At least it did emphasise that the EU, easy credit, stupid banking regulation, insane property development and then serious debt overloads were at the heart of the problem.  Because of the limitations of time and need to make the message easy to understand and the impact on ordinary people a lot had to be left out.

Besides the Brit’s, there are a lot of other people from all around the EU and beyond who have contributed to the Spanish debacle.  They piled into property on the premise that it could never end.  Part of this was the major capital inflows coming from either criminal or laundered money. 

To add to this was tax or other evasion by the elites in other countries with the money coming not from the originating source but the many and various regimes that constitute tax havens, including London.  All the usual suspects were there as well as in Greece and we all know who matters in Italy.

A feature of the Spanish debacle has been the huge rise in unemployment especially amongst the young.  For many of them, the only alternative is to get out fast.  We are talking here about the highly qualified and capable and not just those in the lower and less skilled classes.

For those there was the problem which the BBC and others will not dare to name.  That is the inflow of migrants from North Africa and beyond into the lowest paid menial, manual and agricultural jobs. 

They came because the international companies who wanted low wage labour wanted them and now they too are among the ranks of workers without work.  Worse, often they have become forced labour with little or no pay and indeed turned into debt slaves.

A crucial problem now in both Greece and Spain with Italy and Portugal affected is the flight of capital that under pinned so much of the boom.  It is not going to come back.  So the Euro is now in peril because if Spain goes then the Euro might go.

The implications for the UK for all this was another matter not mentioned.  Where did the flight capital go?  A lot has come into London, notably in the property market.  What else is there about the UK?  A great deal if you look at the profile of Greece and Spain in terms of the key areas of financial weakness.

There may be in the UK the assumption that because we are outside the Euro then the worst that could happen is a devaluation; an option not available in Spain.  It is worse than that.  

What few understand and you will not hear it from the main media or anyone in authority is that the Euro and the Pound are engaged in a struggle.  It is a dance of death because one must go or the other.  So what happens in Spain and these other places is critical to our own future.

But we are all too busy with our personal communications and major media stories to take the slightest notice and that includes the government and opposition.

1 comment:

  1. I think that is true.

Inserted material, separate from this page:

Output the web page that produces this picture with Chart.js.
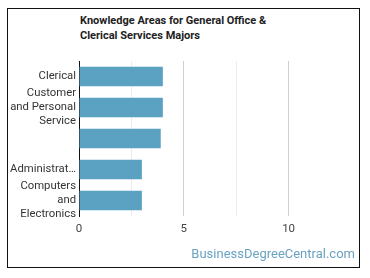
<!DOCTYPE html>
<html>
<head>
<meta charset="utf-8">
<script src="https://cdn.jsdelivr.net/npm/chart.js@4"></script>
<style>
  html, body { margin: 0; padding: 0; background: #fff; }
  #wrap { position: relative; width: 370px; height: 278px; overflow: hidden; background: #fff; }
  #frame { position: absolute; left: 7px; top: 8px; width: 351px; height: 258px; border: 1.5px solid #111; box-sizing: content-box; }
  #title { position: absolute; left: 80px; top: 13px; font: bold 11px Roboto, "Liberation Sans", sans-serif; color: #222; line-height: 15px; }
  #brand { position: absolute; right: 15px; top: 246px; font: 13px Roboto, "Liberation Sans", sans-serif; color: #6aa3c2; }
  canvas { position: absolute; left: 0; top: 0; }
</style>
</head>
<body>
<div id="wrap">
  <div id="frame"></div>
  <div id="title">Knowledge Areas for General Office &amp;<br>Clerical Services Majors</div>
  <canvas id="c" width="370" height="278"></canvas>
  <div id="brand">BusinessDegreeCentral.com</div>
</div>
<script>
const categories = [
  "Clerical",
  ["Customer", "and Personal", "Service"],
  "",
  "Administrat\u2026",
  ["Computers", "and", "Electronics"]
];
const values = [4.0, 4.0, 3.9, 3.0, 3.0];
const tickLabels = { 0: "0", 5: "5", 10: "10" };

new Chart(document.getElementById("c"), {
  type: "bar",
  data: {
    labels: categories,
    datasets: [{
      data: values,
      backgroundColor: "#5ba1c1",
      barPercentage: 0.63,
      categoryPercentage: 1.0
    }]
  },
  options: {
    indexAxis: "y",
    responsive: false,
    animation: false,
    layout: { padding: { top: 61, right: 29, bottom: 32, left: 0 } },
    plugins: { legend: { display: false }, tooltip: { enabled: false }, title: { display: false } },
    scales: {
      x: {
        min: 0, max: 12.5,
        ticks: {
          stepSize: 2.5,
          autoSkip: false,
          maxRotation: 0,
          padding: 6,
          color: "#444",
          font: { family: "Roboto", size: 11.5 },
          callback: (v) => tickLabels[v] !== undefined ? tickLabels[v] : ""
        },
        grid: {
          drawTicks: false,
          color: (ctx) => {
            const v = ctx.tick ? ctx.tick.value : 0;
            if (v >= 12.5) return "rgba(0,0,0,0)";
            return (v % 5 === 0) ? "#d0d0d0" : "#ececec";
          }
        },
        border: { display: false },
        afterFit: (s) => { s.height = 30; }
      },
      y: {
        ticks: {
          autoSkip: false,
          color: "#333",
          padding: 3,
          font: { family: "Roboto", size: 11.3, lineHeight: 1.24 }
        },
        grid: { display: false, drawTicks: false },
        border: { display: true, color: "#111", width: 1 },
        afterFit: (s) => { s.width = 79; }
      }
    }
  }
});
</script>
</body>
</html>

It should be a cause for concern that even main NEWSpapers only have very tiny reports on some items of real worldwide importance. My grandchildrens' knowledge of history and geography (and spelling) is truly abysmal, even though they are now at Uni. Their inadequate inaccurate information appals me. TV is very lacking. I never thought I would watch Al Jazeera and Russian today as well in preference. Our TV is dominated by sensation and past events that cannot really be remedied.